- 101 UX Principles
- Will Grant
- 244字
- 2021-07-16 18:02:43
Chapter #24. Make Your Links Look Like Links
Links, or hyperlinks, are the basis of the web and were one of the key advances when Sir Tim Berners-Lee invented HTML in 1989. In the original browsers, clickable links were blue, italic, and underlined. They looked gaudy and out of place, but that was the point: it was a brand new concept and users needed a way of telling a link apart from the rest of the text on the page.
Fast-forward to the present day and the practice of styling links has largely been abandoned in favor of only highlighting them when they're hovered over or, worse, adding no visual affordances to them whatsoever.
The style-on-hover approach is less than ideal: users on touchscreen devices have no hover state.
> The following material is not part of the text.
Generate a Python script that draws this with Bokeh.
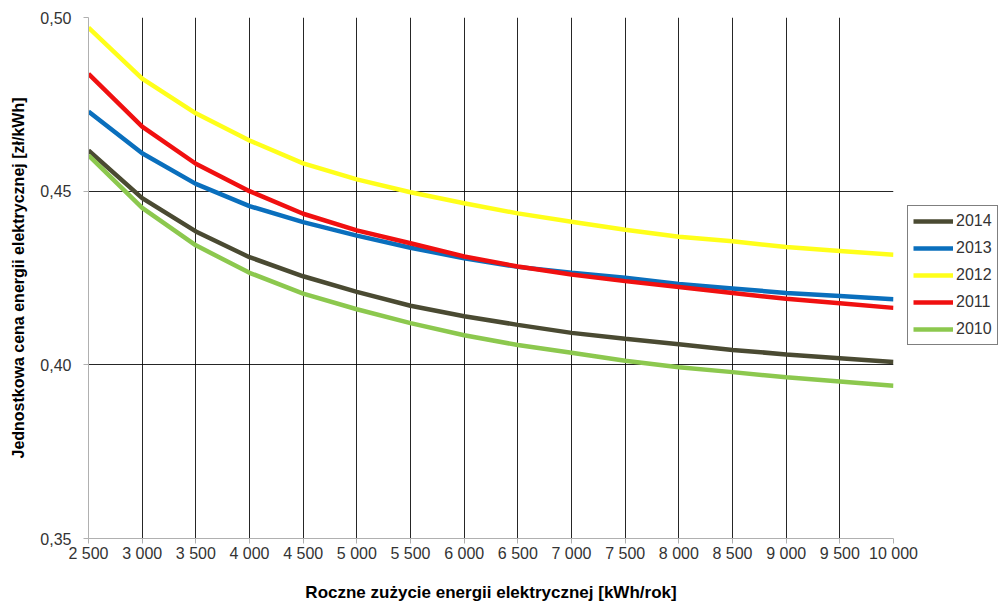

Meanwhile users with a mouse end up "hunting" for links by hovering over parts of text bit by bit, hoping to find a link, or just never finding them at all.
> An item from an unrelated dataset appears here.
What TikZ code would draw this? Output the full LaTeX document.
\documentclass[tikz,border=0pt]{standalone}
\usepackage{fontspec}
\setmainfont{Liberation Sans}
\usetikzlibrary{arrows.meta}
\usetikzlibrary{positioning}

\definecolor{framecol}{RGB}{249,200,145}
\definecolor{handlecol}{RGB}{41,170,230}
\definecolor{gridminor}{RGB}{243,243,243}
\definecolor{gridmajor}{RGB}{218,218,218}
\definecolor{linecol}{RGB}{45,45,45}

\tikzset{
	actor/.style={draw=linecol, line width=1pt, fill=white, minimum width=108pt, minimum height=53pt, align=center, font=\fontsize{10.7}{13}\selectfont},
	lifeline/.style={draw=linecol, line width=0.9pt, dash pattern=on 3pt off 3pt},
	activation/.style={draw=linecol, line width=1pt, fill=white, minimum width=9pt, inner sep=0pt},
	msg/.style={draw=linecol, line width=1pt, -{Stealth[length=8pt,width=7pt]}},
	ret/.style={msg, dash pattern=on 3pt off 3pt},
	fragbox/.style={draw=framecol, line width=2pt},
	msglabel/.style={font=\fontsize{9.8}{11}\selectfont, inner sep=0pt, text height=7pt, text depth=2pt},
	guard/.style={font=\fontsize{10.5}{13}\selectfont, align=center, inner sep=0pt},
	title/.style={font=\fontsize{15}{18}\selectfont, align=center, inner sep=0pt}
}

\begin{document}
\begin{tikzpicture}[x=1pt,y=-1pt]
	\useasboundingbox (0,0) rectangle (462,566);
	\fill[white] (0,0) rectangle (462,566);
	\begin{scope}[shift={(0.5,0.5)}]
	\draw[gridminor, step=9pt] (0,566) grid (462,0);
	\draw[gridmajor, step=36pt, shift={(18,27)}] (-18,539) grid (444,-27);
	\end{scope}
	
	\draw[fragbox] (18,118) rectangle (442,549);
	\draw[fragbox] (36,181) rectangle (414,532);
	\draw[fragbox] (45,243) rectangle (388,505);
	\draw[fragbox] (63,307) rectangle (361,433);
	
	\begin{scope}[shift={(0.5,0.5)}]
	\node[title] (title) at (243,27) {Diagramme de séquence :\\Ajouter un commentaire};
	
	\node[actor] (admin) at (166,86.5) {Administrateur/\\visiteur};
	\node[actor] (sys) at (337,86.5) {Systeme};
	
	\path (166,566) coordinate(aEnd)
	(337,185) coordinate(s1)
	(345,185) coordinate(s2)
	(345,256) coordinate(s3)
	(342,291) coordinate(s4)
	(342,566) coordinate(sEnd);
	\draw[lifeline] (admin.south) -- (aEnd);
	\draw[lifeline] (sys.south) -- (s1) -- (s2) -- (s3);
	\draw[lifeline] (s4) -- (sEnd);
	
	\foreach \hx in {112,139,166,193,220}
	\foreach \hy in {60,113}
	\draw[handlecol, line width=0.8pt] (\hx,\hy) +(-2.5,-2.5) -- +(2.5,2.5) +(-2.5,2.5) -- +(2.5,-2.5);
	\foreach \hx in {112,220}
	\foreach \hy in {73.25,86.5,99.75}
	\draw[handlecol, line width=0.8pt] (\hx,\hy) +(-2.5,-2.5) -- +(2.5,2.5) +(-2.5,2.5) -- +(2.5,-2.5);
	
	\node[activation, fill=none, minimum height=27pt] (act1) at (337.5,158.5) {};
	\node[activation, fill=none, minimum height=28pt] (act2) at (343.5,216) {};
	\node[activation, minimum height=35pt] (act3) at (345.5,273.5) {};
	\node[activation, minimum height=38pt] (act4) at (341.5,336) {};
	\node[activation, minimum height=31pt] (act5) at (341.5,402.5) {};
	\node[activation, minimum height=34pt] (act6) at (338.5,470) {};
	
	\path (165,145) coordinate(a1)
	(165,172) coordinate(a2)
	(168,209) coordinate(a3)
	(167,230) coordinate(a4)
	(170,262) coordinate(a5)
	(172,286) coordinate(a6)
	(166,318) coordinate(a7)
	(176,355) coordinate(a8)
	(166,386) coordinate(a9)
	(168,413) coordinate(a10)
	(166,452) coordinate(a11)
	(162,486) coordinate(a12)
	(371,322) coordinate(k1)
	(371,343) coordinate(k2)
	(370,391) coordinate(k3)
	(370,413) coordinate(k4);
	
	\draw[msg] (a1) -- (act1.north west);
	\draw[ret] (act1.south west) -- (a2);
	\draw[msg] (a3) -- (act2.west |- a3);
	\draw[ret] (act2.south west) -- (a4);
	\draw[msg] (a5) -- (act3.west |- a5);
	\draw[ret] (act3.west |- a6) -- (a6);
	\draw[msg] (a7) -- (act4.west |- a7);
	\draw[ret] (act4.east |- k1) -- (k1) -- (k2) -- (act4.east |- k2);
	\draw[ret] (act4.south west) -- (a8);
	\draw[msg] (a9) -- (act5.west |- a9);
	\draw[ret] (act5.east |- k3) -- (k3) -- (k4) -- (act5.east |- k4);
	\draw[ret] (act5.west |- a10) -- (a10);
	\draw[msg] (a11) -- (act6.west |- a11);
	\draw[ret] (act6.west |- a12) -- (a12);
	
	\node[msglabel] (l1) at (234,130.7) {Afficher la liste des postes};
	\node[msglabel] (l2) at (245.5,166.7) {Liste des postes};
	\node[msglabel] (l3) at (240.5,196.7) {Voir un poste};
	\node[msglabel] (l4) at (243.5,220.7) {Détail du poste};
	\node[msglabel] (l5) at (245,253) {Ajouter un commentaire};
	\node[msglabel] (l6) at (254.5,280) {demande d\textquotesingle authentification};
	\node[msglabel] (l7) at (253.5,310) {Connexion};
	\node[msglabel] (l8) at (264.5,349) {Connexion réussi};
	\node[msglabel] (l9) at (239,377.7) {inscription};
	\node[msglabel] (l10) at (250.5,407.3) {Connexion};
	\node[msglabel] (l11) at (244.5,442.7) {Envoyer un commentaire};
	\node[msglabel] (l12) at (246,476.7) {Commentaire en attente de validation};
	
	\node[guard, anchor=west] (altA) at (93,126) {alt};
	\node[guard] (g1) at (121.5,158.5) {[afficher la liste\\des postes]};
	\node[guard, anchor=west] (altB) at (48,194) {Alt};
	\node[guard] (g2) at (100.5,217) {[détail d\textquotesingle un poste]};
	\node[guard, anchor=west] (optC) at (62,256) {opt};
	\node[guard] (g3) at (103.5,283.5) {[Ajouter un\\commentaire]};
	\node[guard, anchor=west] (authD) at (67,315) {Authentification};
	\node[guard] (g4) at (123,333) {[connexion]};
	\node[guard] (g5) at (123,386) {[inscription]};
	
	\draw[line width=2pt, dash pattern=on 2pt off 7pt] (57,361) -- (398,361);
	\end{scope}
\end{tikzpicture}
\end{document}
A gov.uk page with clear links and nice controls
Asking the user to click things just to work out what they do (or they do anything at all) is insane. This kind of design decision is classic example of form over function. If you're making your users guess what links do, because you think that "minimalism" means adding so few affordances that controls are impossible to use, then you're wrong. I don't care what the marketing guys sa: make your links underlined.